The new direction was very disorienting for those used to a party which didn’t respond to market forces. There were complaints, letters to the editor. The ALP was seen to have abandoned its traditions. The 1980s were the decade of “greed is good”, and the big bank disasters. Frank’s favorite 1980s character is John Friedrich, a con man who came to Australia as an illegal immigrant from Germany in the mid-1970s, became the head of the Victorian National Safety Council and took out loans totalling hundreds of millions of dollars. The banks fell over each other to lend him the money. There is a dissonance at this time between the great story of deregulation, from which great things were expected, and the crooked behaviour of corporations.
The ALP wanted to move to a high-tech future for the country and ditch the “quarry” model. It can be said that the last 30 years of Labor neo-liberalism and de-industrialisation comes off the back of all this.

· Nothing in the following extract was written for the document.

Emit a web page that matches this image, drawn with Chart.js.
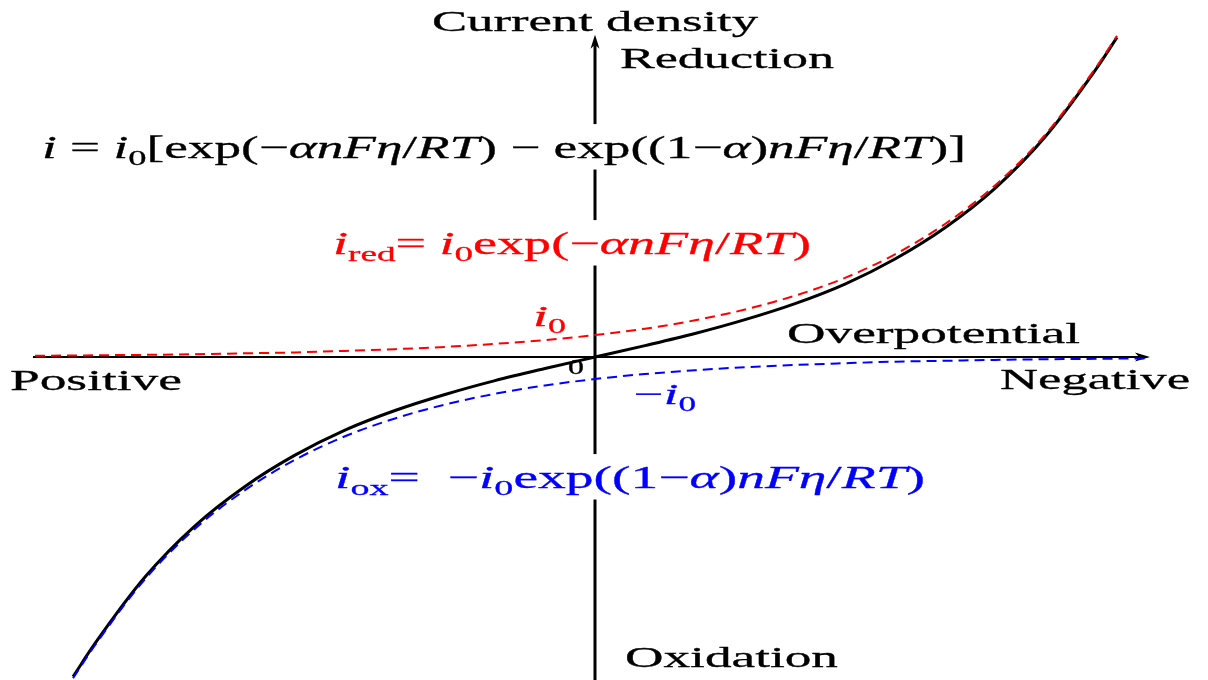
<!DOCTYPE html>
<html>
<head>
<meta charset="utf-8">
<script src="https://cdn.jsdelivr.net/npm/chart.js@4"></script>
<style>
  html, body { margin: 0; padding: 0; background: #fff; }
  #wrap { width: 1208px; height: 680px; position: relative; }
</style>
</head>
<body>
<div id="wrap"><canvas id="bv"></canvas></div>
<script>
// overpotential (V), positive to the left, negative to the right
const eta = [0.56, 0.522, 0.50, 0.45, 0.40, 0.35, 0.30, 0.25, 0.20, 0.15, 0.10, 0.05, 0,
  -0.05, -0.10, -0.15, -0.20, -0.25, -0.30, -0.35, -0.40, -0.45, -0.50, -0.522, -0.555];

// currents in units of i0
const iRed = [0.06, 0.07, 0.08, 0.10, 0.13, 0.17, 0.21, 0.28, 0.36, 0.46, 0.60, 0.77, 1.00,
  1.29, 1.67, 2.16, 2.79, 3.60, 4.67, 6.05, 7.80, 10.1, 13.1, 14.6, null];
const iOx = [null, -14.6, -13.1, -10.1, -7.80, -6.05, -4.67, -3.60, -2.79, -2.16, -1.67, -1.29, -1.00,
  -0.77, -0.60, -0.46, -0.36, -0.28, -0.21, -0.17, -0.13, -0.10, -0.08, -0.07, -0.06];
const iNet = [null, -14.53, -13.02, -10.0, -7.67, -5.88, -4.46, -3.32, -2.43, -1.70, -1.07, -0.52, 0,
  0.52, 1.07, 1.70, 2.43, 3.32, 4.46, 5.88, 7.67, 10.0, 13.02, 14.53, null];

// axis extents
const axisEta = [0.562, -0.555];
const axisCurrent = [-14.7, 14.65];

const serif = '"Liberation Serif", "DejaVu Serif", serif';

function pts(ys) {
  return eta.map((x, i) => ({ x, y: ys[i] }));
}

// rich text labels: parts with italic / subscript runs
const labels = [
  { x: 432, y: 31, w: 326, size: 30, color: '#000', parts: [{ t: 'Current density' }] },
  { x: 620, y: 68, w: 214, size: 30, color: '#000', parts: [{ t: 'Reduction' }] },
  { x: 42, y: 158, w: 924, size: 32, color: '#000', bg: true, parts: [
    { t: 'i', it: 1 }, { t: ' = ' }, { t: 'i', it: 1 }, { t: '0', sub: 1 }, { t: '[exp(−' },
    { t: 'αnFη', it: 1 }, { t: '/' }, { t: 'RT', it: 1 }, { t: ') − exp((1−' }, { t: 'α', it: 1 },
    { t: ')' }, { t: 'nFη', it: 1 }, { t: '/' }, { t: 'RT', it: 1 }, { t: ')]' }] },
  { x: 333, y: 254, w: 478, size: 32, color: '#ff0000', bg: true, parts: [
    { t: 'i', it: 1 }, { t: 'red', sub: 1 }, { t: '= ' }, { t: 'i', it: 1 }, { t: '0', sub: 1 },
    { t: 'exp(−' }, { t: 'αnFη', it: 1 }, { t: '/' }, { t: 'RT', it: 1 }, { t: ')' }] },
  { x: 533, y: 326, w: 33, size: 30, color: '#ff0000', parts: [{ t: 'i', it: 1 }, { t: '0', sub: 1 }] },
  { x: 787, y: 343, w: 293, size: 30, color: '#000', parts: [{ t: 'Overpotential' }] },
  { x: 10, y: 390, w: 172, size: 30, color: '#000', parts: [{ t: 'Positive' }] },
  { x: 1000, y: 389, w: 190, size: 30, color: '#000', parts: [{ t: 'Negative' }] },
  { x: 568, y: 374, w: 16, size: 20, color: '#000', parts: [{ t: '0' }] },
  { x: 634, y: 404, w: 62, size: 30, color: '#0000ff', parts: [{ t: '−' }, { t: 'i', it: 1 }, { t: '0', sub: 1 }] },
  { x: 335, y: 488, w: 590, size: 32, color: '#0000ff', bg: true, parts: [
    { t: 'i', it: 1 }, { t: 'ox', sub: 1 }, { t: '=  −' }, { t: 'i', it: 1 }, { t: '0', sub: 1 },
    { t: 'exp((1−' }, { t: 'α', it: 1 }, { t: ')' }, { t: 'nFη', it: 1 }, { t: '/' }, { t: 'RT', it: 1 }, { t: ')' }] },
  { x: 625, y: 667, w: 213, size: 30, color: '#000', parts: [{ t: 'Oxidation' }] }
];

function fontFor(p, size) {
  const s = p.sub ? Math.round(size * 0.68) : size;
  return (p.it ? 'italic ' : '') + s + 'px ' + serif;
}

function drawLabel(ctx, lbl) {
  let natural = 0;
  const widths = lbl.parts.map(p => {
    ctx.font = fontFor(p, lbl.size);
    const w = ctx.measureText(p.t).width;
    natural += w;
    return w;
  });
  const sx = lbl.w / natural;
  ctx.save();
  ctx.translate(lbl.x, lbl.y);
  ctx.scale(sx, 1);
  ctx.fillStyle = lbl.color;
  ctx.strokeStyle = lbl.color;
  ctx.lineWidth = 0.3;
  ctx.lineJoin = 'round';
  ctx.textBaseline = 'alphabetic';
  let cx = 0;
  lbl.parts.forEach((p, i) => {
    ctx.font = fontFor(p, lbl.size);
    const dy = p.sub ? lbl.size * 0.22 : 0;
    ctx.fillText(p.t, cx, dy);
    ctx.strokeText(p.t, cx, dy);
    cx += widths[i];
  });
  ctx.restore();
}

const axesPlugin = {
  id: 'bvAxes',
  beforeDatasetsDraw(chart) {
    const { ctx, scales: { x, y } } = chart;
    const x0 = x.getPixelForValue(0);
    const y0 = y.getPixelForValue(0);
    const xl = x.getPixelForValue(axisEta[0]);
    const xr = x.getPixelForValue(axisEta[1]);
    const yb = y.getPixelForValue(axisCurrent[0]);
    const yt = y.getPixelForValue(axisCurrent[1]);
    ctx.save();
    ctx.fillStyle = '#000';
    ctx.strokeStyle = '#000';

    // overpotential axis
    ctx.lineWidth = 2;
    ctx.beginPath();
    ctx.moveTo(xl, y0);
    ctx.lineTo(xr - 6, y0);
    ctx.stroke();
    ctx.beginPath();
    ctx.moveTo(xr, y0);
    ctx.lineTo(xr - 15, y0 - 4.5);
    ctx.lineTo(xr - 11, y0);
    ctx.lineTo(xr - 15, y0 + 4.5);
    ctx.closePath();
    ctx.fill();

    // current axis
    ctx.lineWidth = 3;
    ctx.beginPath();
    ctx.moveTo(x0, yb);
    ctx.lineTo(x0, yt + 6);
    ctx.stroke();
    ctx.beginPath();
    ctx.moveTo(x0, yt);
    ctx.lineTo(x0 - 4.5, yt + 14);
    ctx.lineTo(x0, yt + 10);
    ctx.lineTo(x0 + 4.5, yt + 14);
    ctx.closePath();
    ctx.fill();

    // formula boxes cut the current axis
    ctx.fillStyle = '#fff';
    labels.filter(l => l.bg).forEach(l => {
      ctx.fillRect(l.x - 4, l.y - l.size * 1.06, l.w + 8, l.size * 1.42);
    });
    ctx.restore();
  },
  afterDatasetsDraw(chart) {
    const ctx = chart.ctx;
    labels.forEach(l => drawLabel(ctx, l));
  }
};

new Chart(document.getElementById('bv'), {
  type: 'line',
  data: {
    datasets: [
      {
        label: 'i_red',
        data: pts(iRed),
        borderColor: '#ff0000',
        borderWidth: 2,
        borderDash: [10, 6],
        pointRadius: 0,
        cubicInterpolationMode: 'monotone'
      },
      {
        label: 'i_ox',
        data: pts(iOx),
        borderColor: '#0000ff',
        borderWidth: 2,
        borderDash: [10, 6],
        pointRadius: 0,
        cubicInterpolationMode: 'monotone'
      },
      {
        label: 'i',
        data: pts(iNet),
        borderColor: '#000',
        borderWidth: 3,
        pointRadius: 0,
        cubicInterpolationMode: 'monotone'
      }
    ]
  },
  options: {
    responsive: true,
    maintainAspectRatio: false,
    animation: false,
    layout: { padding: 0 },
    plugins: { legend: { display: false }, tooltip: { enabled: false } },
    scales: {
      x: { type: 'linear', reverse: true, min: -0.613, max: 0.595, display: false },
      y: { type: 'linear', min: -14.68, max: 16.23, display: false }
    }
  },
  plugins: [axesPlugin]
});
</script>
</body>
</html>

Labor won in 1987, but by 1990 got less than a 40% primary vote. Old loyalties were dissolving, a taste of the future for the party. Of course Australia was not alone in its shift to deregulation. Thatcher and Reagan did the same; but centre-left governments too. Australia though had a wages accord. New Zealand at the same time had “Rogernomics”.
One VR member who worked in the Dept of Social Security in the 1980s commented that both sides of politics ground down the unions at that time. Labor did it by co-opting unions and making it clear that their path was with government. The introduction of agency bargaining divided the public service. Everyone went onto different contracts and there was no longer any solidarity. Frank noted the Treasurer’s complaint about flat wages: well yes, and it’s a result of years of union bashing.
Frank’s last comment was on compulsory voting: both parties cooperate to do the rest of us in.